Implications for Investors and the Future of Crypto Markets

For individual investors, these regulations promise greater protection and transparency when using cryptocurrency exchanges. The new framework should make it easier to identify legitimate platforms and reduce the risk of fraud, market manipulation, and exchange failures that have plagued the industry.

However, these changes may also lead to consolidation within the industry as smaller exchanges struggle with compliance costs. Some exchanges may choose to exclude U.S. customers rather than meet the new requirements, potentially limiting access to certain cryptocurrencies for American investors.
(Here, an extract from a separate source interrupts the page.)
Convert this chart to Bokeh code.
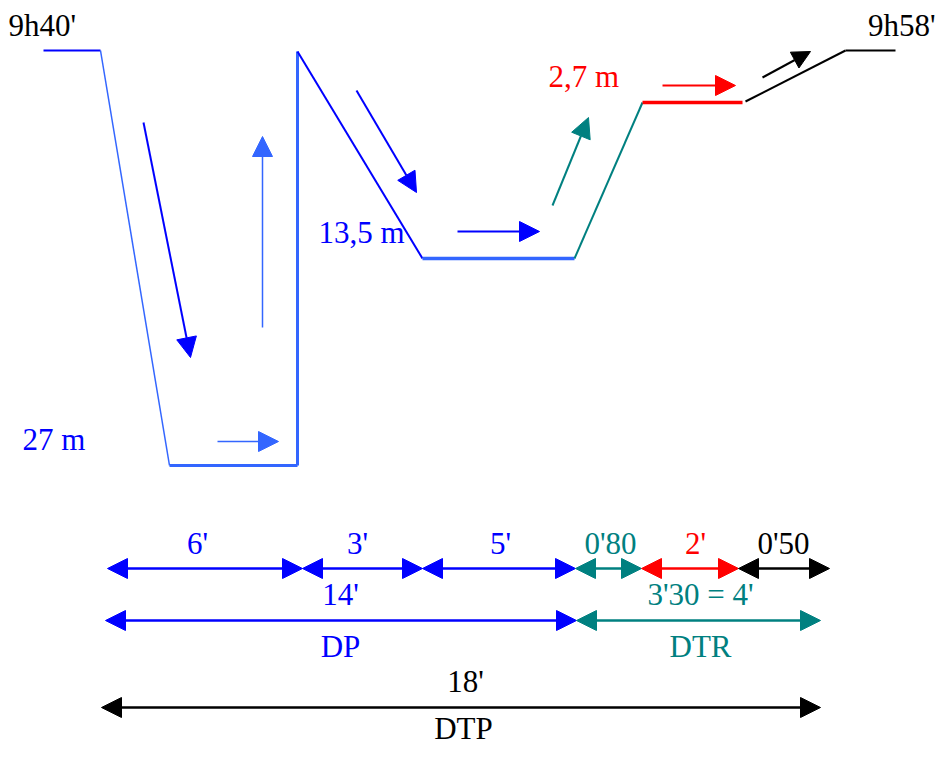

The SEC's move may also influence global cryptocurrency regulation, as other jurisdictions often look to the U.S. for regulatory guidance. Countries that have been waiting to implement their regulatory frameworks may now accelerate their efforts, potentially leading to greater global regulatory harmony in digital asset markets.

Protect Yourself

Even with these new regulations, investors should remain vigilant when using cryptocurrency exchanges. Continue to practice good security habits, such as using strong passwords, enabling two-factor authentication, and keeping the majority of long-term holdings in secure cold storage.

The SEC has established a dedicated resource page for consumers and industry participants to learn more about the new regulations. The agency will also be hosting a series of educational webinars over the coming months to help stakeholders understand their obligations under the new framework.

As the cryptocurrency industry continues to evolve, these regulations represent a significant milestone in its maturation. By establishing clear rules of the road, the SEC aims to foster an environment where innovation can continue while providing adequate protection for consumers and investors.